Photo credit: Matt Perko

The impact  

In the uphill battle that is the search for an Alzheimer’s cure, every finding is an important step toward the day when an Alzheimer’s diagnosis does not automatically consign the patient to a terrible fate.

Photo credit: Matt Perko

The work  

Few things are as devastating as a diagnosis of age-related macular degeneration, a condition in which retinal cells at the back of the eye break down, causing the loss of the central field of vision. AMD affects more than 200 million people worldwide.
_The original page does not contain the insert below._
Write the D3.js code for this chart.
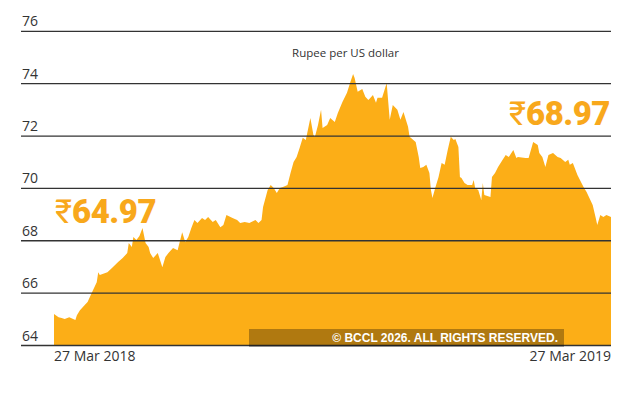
<!DOCTYPE html>
<html><head><meta charset="utf-8">
<script src="https://cdn.jsdelivr.net/npm/d3@7"></script>
<style>html,body{margin:0;padding:0;background:#fff;}svg{display:block;}</style>
</head><body>
<svg id="chart" width="630" height="394"></svg>
<script>
const dates = ["2018-03-27","2018-03-30","2018-04-01","2018-04-03","2018-04-06","2018-04-10","2018-04-11","2018-04-13","2018-04-16","2018-04-18",
"2018-04-21","2018-04-24","2018-04-25","2018-04-26","2018-05-01","2018-05-04","2018-05-08","2018-05-11","2018-05-14","2018-05-15",
"2018-05-17","2018-05-18","2018-05-20","2018-05-22","2018-05-24","2018-05-26","2018-05-28","2018-05-29","2018-05-31","2018-06-03",
"2018-06-06","2018-06-08","2018-06-10","2018-06-13","2018-06-16","2018-06-19","2018-06-21","2018-06-23","2018-06-25","2018-06-27",
"2018-06-29","2018-07-02","2018-07-04","2018-07-06","2018-07-09","2018-07-11","2018-07-14","2018-07-16","2018-07-18","2018-07-22",
"2018-07-25","2018-07-27","2018-07-30","2018-08-02","2018-08-06","2018-08-08","2018-08-10","2018-08-11","2018-08-14","2018-08-16",
"2018-08-18","2018-08-20","2018-08-22","2018-08-24","2018-08-27","2018-08-29","2018-08-31","2018-09-02","2018-09-04","2018-09-06",
"2018-09-08","2018-09-11","2018-09-13","2018-09-14","2018-09-16","2018-09-18","2018-09-19","2018-09-22","2018-09-24","2018-09-27",
"2018-09-29","2018-10-02","2018-10-05","2018-10-07","2018-10-09","2018-10-10","2018-10-12","2018-10-15","2018-10-17","2018-10-19",
"2018-10-21","2018-10-22","2018-10-24","2018-10-25","2018-10-28","2018-10-31","2018-11-02","2018-11-04","2018-11-07","2018-11-09",
"2018-11-11","2018-11-14","2018-11-15","2018-11-19","2018-11-21","2018-11-22","2018-11-24","2018-11-26","2018-11-28","2018-11-29",
"2018-11-30","2018-12-02","2018-12-04","2018-12-06","2018-12-08","2018-12-10","2018-12-12","2018-12-14","2018-12-15","2018-12-17",
"2018-12-18","2018-12-19","2018-12-21","2018-12-23","2018-12-26","2018-12-27","2018-12-28","2018-12-30","2019-01-01","2019-01-02",
"2019-01-03","2019-01-07","2019-01-08","2019-01-10","2019-01-12","2019-01-15","2019-01-17","2019-01-19","2019-01-22","2019-01-24",
"2019-01-25","2019-01-30","2019-02-01","2019-02-04","2019-02-07","2019-02-08","2019-02-10","2019-02-12","2019-02-14","2019-02-17",
"2019-02-20","2019-02-22","2019-02-25","2019-02-27","2019-02-28","2019-03-02","2019-03-05","2019-03-09","2019-03-11","2019-03-15",
"2019-03-17","2019-03-18","2019-03-20","2019-03-22","2019-03-24","2019-03-27"];

const rupeePerDollar = [65.20,65.08,65.05,65.01,65.08,64.97,65.16,65.35,65.54,65.66,
66.04,66.42,66.80,66.69,66.80,66.96,67.19,67.34,67.53,67.91,
67.76,68.14,68.03,68.18,68.49,67.91,67.76,67.53,67.34,67.53,
66.99,67.38,67.53,67.72,67.64,68.33,67.95,68.14,68.49,68.79,
68.68,68.87,68.79,68.91,68.72,68.79,68.52,68.60,68.98,68.87,
68.79,68.68,68.72,68.68,68.79,68.68,68.79,69.29,69.94,70.13,
70.02,69.82,70.02,70.05,70.13,70.59,71.01,71.20,71.55,71.93,
71.85,72.69,72.04,71.97,72.42,73.00,72.31,72.42,72.69,72.54,
72.88,73.30,73.65,74.03,74.37,74.22,73.69,73.80,73.50,73.38,
73.50,73.57,73.27,73.46,73.46,74.03,72.62,73.19,73.00,72.62,
72.92,72.35,71.97,71.77,71.20,70.78,70.82,70.90,70.59,69.94,
69.63,70.05,70.44,70.97,70.90,71.47,71.97,71.85,71.89,71.58,
70.44,70.40,70.21,70.13,70.13,70.32,70.02,69.94,69.56,70.21,
69.75,69.67,70.44,70.59,70.82,71.09,71.28,71.20,71.47,71.16,
71.20,71.16,71.16,71.77,71.66,71.35,71.20,70.82,71.28,71.35,
71.20,71.16,71.01,71.09,70.90,70.97,70.51,70.05,69.86,69.37,
68.87,68.60,68.98,68.91,68.98,68.91];

const yTicks = [64, 66, 68, 70, 72, 74, 76];
const xLabels = ["27 Mar 2018", "27 Mar 2019"];
const title = "Rupee per US dollar";
const startLabel = "64.97";
const endLabel = "68.97";
const copyright = "\u00A9 BCCL 2026. ALL RIGHTS RESERVED.";

const parse = d3.timeParse("%Y-%m-%d");
const data = dates.map((d, i) => ({date: parse(d), value: rupeePerDollar[i]}));

const svg = d3.select("#chart");
const orange = "#FCAE17";
const labelOrange = "#F8A81C";

const x = d3.scaleTime()
  .domain([parse("2018-03-27"), parse("2019-03-27")])
  .range([54, 611]);
const y = d3.scaleLinear().domain([64, 76]).range([345.5, 31.3]);

// area
const area = d3.area()
  .x(d => x(d.date))
  .y0(y(64))
  .y1(d => y(d.value))
  .curve(d3.curveLinear);
svg.append("path").datum(data).attr("d", area).attr("fill", orange);

// gridlines + y labels
const g = svg.append("g");
g.selectAll("line").data(yTicks).join("line")
  .attr("x1", 21).attr("x2", 611)
  .attr("y1", d => y(d)).attr("y2", d => y(d))
  .attr("stroke", "#333").attr("stroke-width", 1.3);
g.selectAll("text").data(yTicks).join("text")
  .attr("x", 22).attr("y", d => y(d) - 5)
  .attr("font-family", "Open Sans, sans-serif").attr("font-size", 14)
  .attr("fill", "#333").text(d => d);

// title
svg.append("text").attr("x", 345.5).attr("y", 57).attr("text-anchor", "middle")
  .attr("font-family", "Open Sans, sans-serif").attr("font-size", 11.5)
  .attr("fill", "#333").text(title);

// big labels
function bigLabel(xp, yp, anchor, val) {
  const t = svg.append("text").attr("x", xp).attr("y", yp).attr("text-anchor", anchor)
    .attr("font-family", "Roboto, sans-serif").attr("fill", labelOrange).attr("font-size", 33);
  t.append("tspan").attr("font-weight", 400).text("\u20B9");
  t.append("tspan").attr("font-weight", 900).attr("letter-spacing", -0.5).text(val);
}
bigLabel(55, 223, "start", startLabel);
bigLabel(610, 125, "end", endLabel);

// x labels
svg.append("text").attr("x", x(parse("2018-03-27"))).attr("y", 361)
  .attr("font-family", "Open Sans, sans-serif").attr("font-size", 14).attr("fill", "#333").text(xLabels[0]);
svg.append("text").attr("x", x(parse("2019-03-27"))).attr("y", 361).attr("text-anchor", "end")
  .attr("font-family", "Open Sans, sans-serif").attr("font-size", 14).attr("fill", "#333").text(xLabels[1]);

// copyright band
svg.append("rect").attr("x", 249).attr("y", 329).attr("width", 315).attr("height", 18)
  .attr("fill", "rgba(0,0,0,0.3)");
svg.append("text").attr("x", 558).attr("y", 341.5).attr("text-anchor", "end")
  .attr("font-family", "Liberation Sans, Arial, sans-serif").attr("font-weight", 700)
  .attr("font-size", 12).attr("fill", "#fff").text(copyright);
</script>
</body></html>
But biologist Dennis O. Clegg and collaborators have developed a therapy that has been shown to stop the progress of the disease and even restore some vision in some patients: a “patch” of stem cell-derived retinal pigment epithelium — a layer of darkly colored cells that, when implanted beneath the degrading visual cells, nourishes them and enables their continued function. Early results were promising, with patients with severe AMD experiencing initial improvements and no deleterious effects a year later. As the patch moves toward FDA approval, the team continues to fine-tune it to make it more robust, with the goal of creating an “off-the-shelf” therapy that is easily available to patients everywhere.

Photo credit: Matt Perko

The why  

“Vision is a precious resource. I am inspired by patients who face the prospect of blindness with no effective treatment available. We have assembled a talented, interdisciplinary team to translate basic research findings to clinical trials with the hope of treating unmet medical needs in eye disease.”
— Dennis Clegg

Photo credit: Matt Perko

The impact  

A treatment for one of the world’s leading causes of blindness and the preservation and restoration of sight means the improvement and longevity of the independence and the quality of life for the world’s elder population.

Photo credit: Matt Perko

The work  

Rarely does basic research so directly lead to a clinical impact for people with a progressive, genetic condition as in the case of cell biologist Thomas Weimbs’ work which targets polycystic kidney disease. PKD affects roughly 12 million people worldwide with painful, fluid-filled cysts and inflamed, deteriorating kidneys. While studying animal models with PKD, Weimbs and fellow researcher Jacob Torres were startled to find that in animals that had been fed beta-hydroxybutyrate, a ketone that our bodies make naturally during fasting, the cysts stopped growing and had even shrunk. This led to their realization that PKD can be controlled and even reversed with nutritional interventions, including the popular intermittent fasting and ketogenic diets. Weimbs is currently focusing on clinical trials to determine the long-term efficacy and feasibility of these diets to treat PKD, and, in collaboration with dietitians, he has developed a diet education program and a medical food to help patients control their condition.

Photo credit: Matt Perko

The why  

“As academic, basic researchers, we are used to publishing our findings and moving on to the next thing. It has been an unexpected and amazing journey to be able to team up with wonderful clinicians and patients with kidney disease, take discoveries straight from the lab and translate them into practice. I would never have thought that our research would lead to the launch of a startup company and the creation of a product that benefits patients. All this happened in record time and my head is still spinning.” — Thomas Weimbs

Photo credit: Matt Perko

The impact  

Nutritional interventions empower PKD patients with the ability to do something themselves to control an otherwise relentlessly progressive disease, and to preserve their quality of life, rather than waiting for their kidneys to fail.